The heater is preferably disposed near the DPF 11 such that the DPF 11 can be heated by the heater 15. As shown in FIG. 1, the heater 15 is disposed in the exhaust gas passageway 23 upstream of the DPF 11.
The air blower 17 is operated by electric power that is supplied by the electric power supply device 13. If the electric power is supplied to the air blower 17, the air blower 17 provides air to the DPF 11.
In a preferred embodiment, the electric power supply device 13 is a fuel supply nozzle 13 including an electric power source. The fuel supply nozzle 13 can includes a normal fuel supply nozzle that is used for supplying fuel to a vehicle. The fuel supply nozzle generally includes an electric power source that is needed for its operation. So, in an embodiment of the present invention, the electric power of the fuel supply nozzle is used to operate the heater 15 and the air blower 17. The control unit 19 controls the electric power supply from the fuel supply nozzle 13 to the heater 15 and the air blower 17. That is, the control unit 19 controls the operations of the heater 15 and the air blower 17.

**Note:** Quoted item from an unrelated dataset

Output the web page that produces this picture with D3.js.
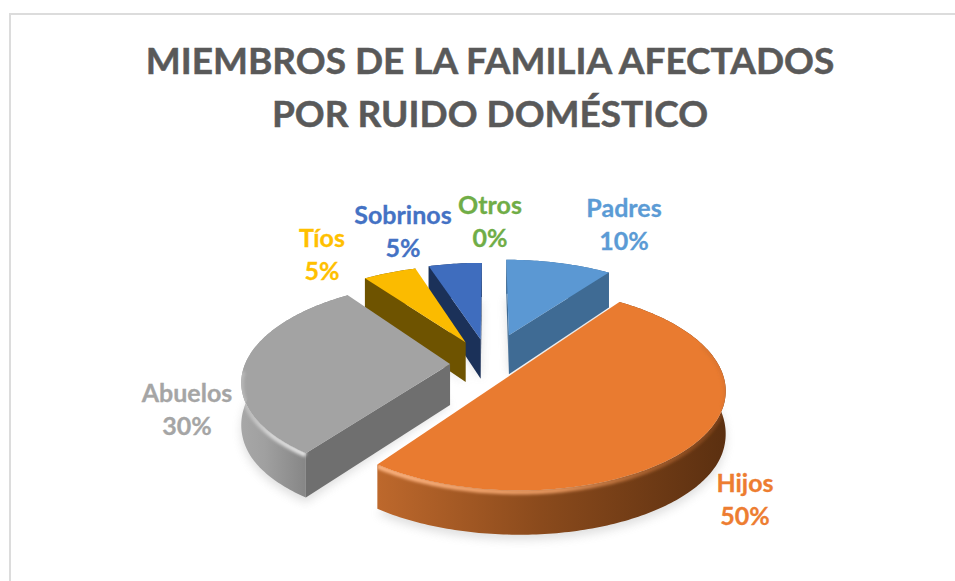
<!DOCTYPE html>
<html><head><meta charset="utf-8">
<script src="https://cdn.jsdelivr.net/npm/d3@7/dist/d3.min.js"></script>
<style>html,body{margin:0;padding:0;background:#fff}svg{display:block}text{font-family:Lato,"Open Sans",sans-serif;font-weight:700;text-anchor:middle;paint-order:stroke}</style>
</head><body><script>
const titleLines = ["MIEMBROS DE LA FAMILIA AFECTADOS", "POR RUIDO DOMÉSTICO"];
const categories = ["Padres", "Hijos", "Abuelos", "Tíos", "Sobrinos", "Otros"];
const shares = [10, 50, 30, 5, 5, 0];
const explosions = [0.33, 0.15, 0.19, 0.26, 0.27, 0];
const topColors = ["#5b98d3", "#e97b30", "#a3a3a3", "#fbbb00", "#3f6dbe", "#70ad47"];
const cutColors = ["#3f6b94", "#a8561f", "#6f6f6f", "#6e5300", "#1b3159", "#4e7831"];
const labelColors = ["#5b9bd5", "#ed7d31", "#a5a5a5", "#ffc000", "#4472c4", "#70ad47"];
const labelX = [624, 745, 187, 322, 403, 490];
const labelY = [217, 492, 402, 247, 224, 214];
const drawOrder = [4, 3, 0, 2, 1];

const W = 955, H = 581, TAU = Math.PI * 2;
const persp = 0.16, depth = 41;
const px = d3.scaleLinear([-1, 1], [489 - 205, 489 + 205]);
const py = d3.scaleLinear([-1, 1], [364 + 96, 364 - 96]);

const svg = d3.select("body").append("svg").attr("width", W).attr("height", H);
const defs = svg.append("defs");
defs.append("filter").attr("id", "soft").attr("x", "-20%").attr("y", "-20%").attr("width", "140%").attr("height", "140%")
  .append("feGaussianBlur").attr("stdDeviation", 5);
defs.append("filter").attr("id", "rim").attr("filterUnits", "userSpaceOnUse").attr("x", 0).attr("y", 0).attr("width", W).attr("height", H)
  .append("feGaussianBlur").attr("stdDeviation", 1.8);
function gradient(id, stops) {
  const g = defs.append("linearGradient").attr("id", id).attr("gradientUnits", "userSpaceOnUse")
    .attr("x1", 235).attr("x2", 730).attr("y1", 0).attr("y2", 0);
  stops.forEach(([o, c, a]) => g.append("stop").attr("offset", o).attr("stop-color", c).attr("stop-opacity", a === undefined ? 1 : a));
}
gradient("wallOrange", [[0.29, "#bd682c"], [0.62, "#8a4a1c"], [1, "#5a2f10"]]);
gradient("wallGray", [[0, "#a9a9a9"], [0.06, "#a0a0a0"], [0.15, "#848484"]]);
gradient("rimOrange", [[0.3, "#fbb27f", 1], [0.65, "#f4a268", 0.85], [0.97, "#c46a2c", 0.3]]);
gradient("rimGray", [[0.01, "#d0d0d0", 0.4], [0.07, "#dcdcdc", 0.9], [0.15, "#e6e6e6", 1]]);

// outer chart frame
svg.append("path").attr("d", "M10,581V14H955").attr("fill", "none").attr("stroke", "#dcdcdc").attr("stroke-width", 2);

// title
svg.selectAll("text.title").data(titleLines).join("text").attr("class", "title")
  .attr("x", 490).attr("y", (d, i) => 74 + i * 53).attr("font-size", 37).attr("fill", "#595959")
  .attr("stroke", "#595959").attr("stroke-width", 0.5).text(d => d);

const pie = d3.pie().sort(null).value(d => d).startAngle(0).endAngle(TAU);
const arcs = pie(shares);

function project(i, angle, radius, drop) {
  const bis = (arcs[i].startAngle + arcs[i].endAngle) / 2, e = explosions[i];
  const X = e * Math.sin(bis) + radius * Math.sin(angle);
  const V = e * Math.cos(bis) + radius * Math.cos(angle);
  const s = 1 / (1 + persp * V);
  const sy = py(V * s) + (drop ? depth * Math.min(s, 1.08) : 0);
  return [px(X * s), sy];
}
const line = d3.line();
function rim(i, a0, a1, drop) {
  const n = Math.max(2, Math.ceil((a1 - a0) * 60));
  return d3.range(n + 1).map(k => project(i, a0 + (a1 - a0) * k / n, 1, drop));
}
const wallFill = i => i === 1 ? "url(#wallOrange)" : i === 2 ? "url(#wallGray)" : cutColors[i];

// soft ground shadows
const shadows = svg.append("g").attr("filter", "url(#soft)").attr("opacity", 0.28);
drawOrder.forEach(i => {
  const a = arcs[i], pts = rim(i, a.startAngle, a.endAngle, true).map(p => [p[0], p[1] + 5]);
  const apex = project(i, 0, 0, true);
  shadows.append("path").attr("d", line([apex, ...pts]) + "Z").attr("fill", "#8c8c8c");
});

drawOrder.forEach(i => {
  const a = arcs[i], g = svg.append("g").attr("class", "slice");
  const top = rim(i, a.startAngle, a.endAngle, false);
  const bottom = rim(i, a.startAngle, a.endAngle, true);
  const apexT = project(i, 0, 0, false), apexB = project(i, 0, 0, true);

  g.append("path").attr("d", line([...top, ...bottom.slice().reverse()]) + "Z").attr("fill", wallFill(i));

  // cut faces: only those that turn towards the viewer
  const faceAt = (pTop, pBot) => [apexT, pTop, pBot, apexB];
  const startFace = faceAt(top[0], bottom[0]);
  const endFace = faceAt(top[top.length - 1], bottom[bottom.length - 1]);
  const area = f => f.reduce((s, p, k) => { const q = f[(k + 1) % f.length]; return s + p[0] * q[1] - q[0] * p[1]; }, 0);
  if (area(endFace) > 0) g.append("path").attr("d", line(endFace) + "Z").attr("fill", cutColors[i]);
  if (area(startFace) < 0) g.append("path").attr("d", line(startFace) + "Z").attr("fill", cutColors[i]);

  g.append("path").attr("d", line([apexT, ...top]) + "Z").attr("fill", topColors[i]);

  // bevel highlight along the front rim of the big slices
  if (shares[i] >= 30) {
    const f0 = Math.max(a.startAngle, TAU * 0.2), f1 = Math.min(a.endAngle, TAU * 0.74);
    const bevel = rim(i, f0, f1, false);
    const clipId = "clip" + i;
    defs.append("clipPath").attr("id", clipId).append("path")
      .attr("d", line([apexT, ...top, ...bottom.slice().reverse()]) + "Z");
    g.append("path").attr("d", line(bevel.map(p => [p[0], p[1] + 1.5]))).attr("fill", "none")
      .attr("stroke", i === 1 ? "url(#rimOrange)" : "url(#rimGray)").attr("stroke-width", 5)
      .attr("filter", "url(#rim)").attr("clip-path", `url(#${clipId})`);
  }
});

// data labels
const labels = svg.selectAll("g.label").data(categories).join("g").attr("class", "label")
  .attr("fill", (d, i) => labelColors[i]).attr("stroke", (d, i) => labelColors[i]).attr("stroke-width", 0.3);
labels.append("text").attr("x", (d, i) => labelX[i]).attr("y", (d, i) => labelY[i]).attr("font-size", 25).text(d => d);
labels.append("text").attr("x", (d, i) => labelX[i]).attr("y", (d, i) => labelY[i] + 33).attr("font-size", 25).text((d, i) => shares[i] + "%");
</script></body></html>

The control unit 19 may comprise a processor and associated hardware as may be selected and programmed by a person of ordinary skill in the art, based on the teachings of the present invention.
As shown in FIGS. 1 and 2, the control unit 19 includes an electric power supply plug 29 that is disposed near a fuel supply hole 27 of a vehicle 25. The fuel supply nozzle 13 is provided with an electric power supply socket 31 into which the electric power supply plug 29 can be inserted. When a front end 13 a of the fuel supply nozzle 13 is inserted into the fuel supply hole 27, the electric power supply plug 29 is inserted into the electric power supply socket 31.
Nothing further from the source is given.